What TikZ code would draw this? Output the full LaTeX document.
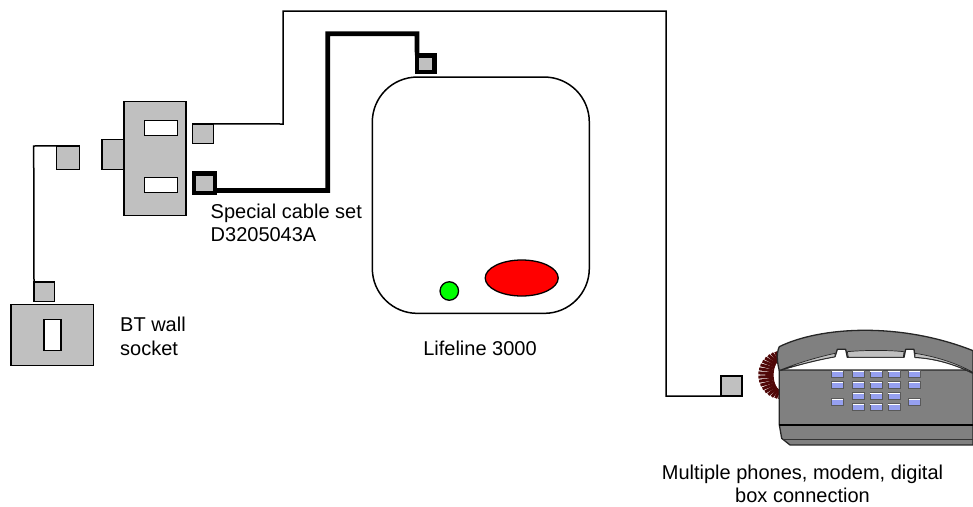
\documentclass[tikz,border=0pt]{standalone}
\usepackage{fontspec}
\setmainfont{Liberation Sans}
\definecolor{boxgrey}{RGB}{192,192,192}
\definecolor{phonegrey}{RGB}{128,128,128}
\definecolor{keyblue}{RGB}{150,160,240}
\definecolor{cordred}{RGB}{80,8,8}
\tikzset{
  grey box/.style={draw=black,fill=boxgrey,line width=1.5pt,inner sep=0pt,outer sep=0pt},
  slot/.style={draw=black,fill=white,line width=1.5pt,inner sep=0pt,outer sep=0pt},
  thin cable/.style={draw=black,line width=1.5pt,line join=miter},
  thick cable/.style={draw=black,line width=4.6pt,line join=miter},
  lab/.style={font=\fontsize{20}{23.5}\selectfont,inner sep=0pt,align=left},
  phone line/.style={draw=black!85,line width=1pt,line join=round},
  keycap/.style={draw=black!65,fill=keyblue,line width=.7pt,minimum width=12pt,minimum height=6.8pt,inner sep=0pt}
}
\begin{document}
\begin{tikzpicture}[x=1pt,y=-1pt]
\useasboundingbox (0,0) rectangle (973,506);
% adapter
\node[grey box,minimum width=22.5pt,minimum height=30pt] (stub) at (113,154.3) {};
\node[grey box,minimum width=61.7pt,minimum height=114.4pt] (adapter) at (154.9,158.5) {};
\node[slot,minimum width=33pt,minimum height=15.4pt] (slotA) at (160.8,128) {};
\node[slot,minimum width=33pt,minimum height=15.4pt] (slotB) at (160.8,185) {};
% plugs
\node[grey box,minimum width=20.6pt,minimum height=19.3pt] (plugUp) at (203,133.6) {};
\node[grey box,line width=4.6pt,minimum width=21pt,minimum height=19.6pt] (plugThick) at (204.5,183) {};
\node[grey box,minimum width=23pt,minimum height=23.3pt] (plugLeft) at (67.8,157.6) {};
\node[grey box,minimum width=20.3pt,minimum height=19.7pt] (plugWall) at (44.2,291.8) {};
\node[grey box,line width=4.2pt,minimum width=17.5pt,minimum height=16.8pt] (plugLife) at (425.8,63.8) {};
\node[grey box,minimum width=20.6pt,minimum height=20pt] (plugPhone) at (731.5,386) {};
% wall socket
\node[grey box,minimum width=82.3pt,minimum height=61pt] (wall) at (52.2,334.8) {};
\node[slot,minimum width=17.3pt,minimum height=31pt] (wallslot) at (52.4,334.8) {};
% Lifeline
\node[draw=black,fill=white,line width=1.5pt,rounded corners=45pt,minimum width=217pt,minimum height=236.3pt,inner sep=0pt] (life) at (480.8,195.2) {};
\node[circle,draw=black,fill=green,line width=1.3pt,minimum size=18.5pt,inner sep=0pt] (led) at (449.3,291) {};
\draw[black,fill=red,line width=1.3pt] (521.7,278) ellipse [x radius=36.5,y radius=18];
% cables
\coordinate (a1) at (283,124); \coordinate (a2) at (283,11); \coordinate (a3) at (666,11); \coordinate (a4) at (666,396);
\draw[thin cable] (plugUp.north east) -- (a1) -- (a2) -- (a3) -- (a4) -- (plugPhone.south west);
\coordinate (b1) at (327.7,190.5); \coordinate (b2) at (327.7,33.7); \coordinate (b3) at (417,33.7);
\draw[thick cable] (plugThick.south east |- b1) -- (b1) -- (b2) -- (b3) -- (plugLife.north west);
\coordinate (c1) at (33.7,146);
\draw[thin cable] (plugLeft.north west) -- (c1) -- (plugWall.south west);
% phone
\begin{scope}[shift={(740,320)},x=0.3333pt,y=-0.3333pt]
  % cord
  \foreach \a in {95,105,...,265}{
    \draw[cordred,line width=3pt] ({125+cos(\a)*24},{165-sin(\a)*46}) -- ({125+cos(\a)*70},{165-sin(\a)*72});
  }
  % body
  \filldraw[phone line,fill=phonegrey,line width=1.3pt]
    (118,150) -- (118,315) -- (125,355) -- (150,375) -- (699,375) -- (699,150) -- cycle;
  \draw[black,line width=1.2pt] (118,315) -- (699,315);
  \draw[black!80,line width=1.6pt] (128,358) -- (699,358);
  % handset
  \filldraw[phone line,fill=phonegrey,line width=1.3pt]
    (118,80) .. controls (240,20) and (480,5) .. (699,92)
    -- (699,160) .. controls (640,130) and (580,115) .. (525,112)
    -- (522,88) -- (497,88) -- (492,112) -- (322,112) -- (317,88) -- (292,88) -- (285,110)
    .. controls (230,120) and (170,135) .. (118,152)
    .. controls (112,130) and (108,100) .. (118,80) -- cycle;
  % cradle highlights
  \filldraw[phone line,fill=boxgrey,line width=.7pt] (322,95) .. controls (380,90) and (440,90) .. (492,95) -- (490,112) -- (325,112) -- cycle;
  \filldraw[phone line,fill=boxgrey,line width=.7pt] (122,150) .. controls (170,130) and (230,112) .. (285,100) -- (285,110) .. controls (230,120) and (170,135) .. (118,152) -- cycle;
  \filldraw[phone line,fill=boxgrey,line width=.7pt] (525,100) .. controls (590,110) and (650,130) .. (699,157) -- (699,160) .. controls (640,130) and (580,115) .. (525,112) -- cycle;
  % keys
  \foreach \x/\y in {292/162,355/162,408/162,462/162,523/162,
                     292/195,355/195,408/195,462/195,523/195,
                     355/228,408/228,462/228,
                     292/245,523/245,
                     355/260,408/260,462/260}{
    \node[keycap] (key\x\y) at (\x,\y) {};
    \draw[white,line width=.8pt] (\x-17,\y-8) -- (\x+17,\y-8);
  }
\end{scope}
% labels
\node[lab,anchor=north west] (t1) at (210.5,203.4) {Special cable set\\D3205043A};
\node[lab,anchor=north west] (t2) at (120,317) {BT wall\\socket};
\node[lab,anchor=base] (t3) at (480,355) {Lifeline 3000};
\node[lab,anchor=north,align=center] (t4) at (802.5,464.4) {Multiple phones, modem, digital\\box connection};
\end{tikzpicture}
\end{document}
◆ ◆ ◆ ◆
* _REQUIRED WORK_
Exclude every picture and copy the remaining data exactly.

* _THE REPLY_
What TikZ code would draw this? Output the full LaTeX document.
\documentclass[tikz,border=0pt]{standalone}
\usepackage{fontspec}
\setmainfont{Liberation Sans}
\definecolor{boxgrey}{RGB}{192,192,192}
\definecolor{phonegrey}{RGB}{128,128,128}
\definecolor{keyblue}{RGB}{150,160,240}
\definecolor{cordred}{RGB}{80,8,8}
\tikzset{
  grey box/.style={draw=black,fill=boxgrey,line width=1.5pt,inner sep=0pt,outer sep=0pt},
  slot/.style={draw=black,fill=white,line width=1.5pt,inner sep=0pt,outer sep=0pt},
  thin cable/.style={draw=black,line width=1.5pt,line join=miter},
  thick cable/.style={draw=black,line width=4.6pt,line join=miter},
  lab/.style={font=\fontsize{20}{23.5}\selectfont,inner sep=0pt,align=left},
  phone line/.style={draw=black!85,line width=1pt,line join=round},
  keycap/.style={draw=black!65,fill=keyblue,line width=.7pt,minimum width=12pt,minimum height=6.8pt,inner sep=0pt}
}
\begin{document}
\begin{tikzpicture}[x=1pt,y=-1pt]
\useasboundingbox (0,0) rectangle (973,506);
% adapter
\node[grey box,minimum width=22.5pt,minimum height=30pt] (stub) at (113,154.3) {};
\node[grey box,minimum width=61.7pt,minimum height=114.4pt] (adapter) at (154.9,158.5) {};
\node[slot,minimum width=33pt,minimum height=15.4pt] (slotA) at (160.8,128) {};
\node[slot,minimum width=33pt,minimum height=15.4pt] (slotB) at (160.8,185) {};
% plugs
\node[grey box,minimum width=20.6pt,minimum height=19.3pt] (plugUp) at (203,133.6) {};
\node[grey box,line width=4.6pt,minimum width=21pt,minimum height=19.6pt] (plugThick) at (204.5,183) {};
\node[grey box,minimum width=23pt,minimum height=23.3pt] (plugLeft) at (67.8,157.6) {};
\node[grey box,minimum width=20.3pt,minimum height=19.7pt] (plugWall) at (44.2,291.8) {};
\node[grey box,line width=4.2pt,minimum width=17.5pt,minimum height=16.8pt] (plugLife) at (425.8,63.8) {};
\node[grey box,minimum width=20.6pt,minimum height=20pt] (plugPhone) at (731.5,386) {};
% wall socket
\node[grey box,minimum width=82.3pt,minimum height=61pt] (wall) at (52.2,334.8) {};
\node[slot,minimum width=17.3pt,minimum height=31pt] (wallslot) at (52.4,334.8) {};
% Lifeline
\node[draw=black,fill=white,line width=1.5pt,rounded corners=45pt,minimum width=217pt,minimum height=236.3pt,inner sep=0pt] (life) at (480.8,195.2) {};
\node[circle,draw=black,fill=green,line width=1.3pt,minimum size=18.5pt,inner sep=0pt] (led) at (449.3,291) {};
\draw[black,fill=red,line width=1.3pt] (521.7,278) ellipse [x radius=36.5,y radius=18];
% cables
\coordinate (a1) at (283,124); \coordinate (a2) at (283,11); \coordinate (a3) at (666,11); \coordinate (a4) at (666,396);
\draw[thin cable] (plugUp.north east) -- (a1) -- (a2) -- (a3) -- (a4) -- (plugPhone.south west);
\coordinate (b1) at (327.7,190.5); \coordinate (b2) at (327.7,33.7); \coordinate (b3) at (417,33.7);
\draw[thick cable] (plugThick.south east |- b1) -- (b1) -- (b2) -- (b3) -- (plugLife.north west);
\coordinate (c1) at (33.7,146);
\draw[thin cable] (plugLeft.north west) -- (c1) -- (plugWall.south west);
% phone
\begin{scope}[shift={(740,320)},x=0.3333pt,y=-0.3333pt]
  % cord
  \foreach \a in {95,105,...,265}{
    \draw[cordred,line width=3pt] ({125+cos(\a)*24},{165-sin(\a)*46}) -- ({125+cos(\a)*70},{165-sin(\a)*72});
  }
  % body
  \filldraw[phone line,fill=phonegrey,line width=1.3pt]
    (118,150) -- (118,315) -- (125,355) -- (150,375) -- (699,375) -- (699,150) -- cycle;
  \draw[black,line width=1.2pt] (118,315) -- (699,315);
  \draw[black!80,line width=1.6pt] (128,358) -- (699,358);
  % handset
  \filldraw[phone line,fill=phonegrey,line width=1.3pt]
    (118,80) .. controls (240,20) and (480,5) .. (699,92)
    -- (699,160) .. controls (640,130) and (580,115) .. (525,112)
    -- (522,88) -- (497,88) -- (492,112) -- (322,112) -- (317,88) -- (292,88) -- (285,110)
    .. controls (230,120) and (170,135) .. (118,152)
    .. controls (112,130) and (108,100) .. (118,80) -- cycle;
  % cradle highlights
  \filldraw[phone line,fill=boxgrey,line width=.7pt] (322,95) .. controls (380,90) and (440,90) .. (492,95) -- (490,112) -- (325,112) -- cycle;
  \filldraw[phone line,fill=boxgrey,line width=.7pt] (122,150) .. controls (170,130) and (230,112) .. (285,100) -- (285,110) .. controls (230,120) and (170,135) .. (118,152) -- cycle;
  \filldraw[phone line,fill=boxgrey,line width=.7pt] (525,100) .. controls (590,110) and (650,130) .. (699,157) -- (699,160) .. controls (640,130) and (580,115) .. (525,112) -- cycle;
  % keys
  \foreach \x/\y in {292/162,355/162,408/162,462/162,523/162,
                     292/195,355/195,408/195,462/195,523/195,
                     355/228,408/228,462/228,
                     292/245,523/245,
                     355/260,408/260,462/260}{
    \node[keycap] (key\x\y) at (\x,\y) {};
    \draw[white,line width=.8pt] (\x-17,\y-8) -- (\x+17,\y-8);
  }
\end{scope}
% labels
\node[lab,anchor=north west] (t1) at (210.5,203.4) {Special cable set\\D3205043A};
\node[lab,anchor=north west] (t2) at (120,317) {BT wall\\socket};
\node[lab,anchor=base] (t3) at (480,355) {Lifeline 3000};
\node[lab,anchor=north,align=center] (t4) at (802.5,464.4) {Multiple phones, modem, digital\\box connection};
\end{tikzpicture}
\end{document}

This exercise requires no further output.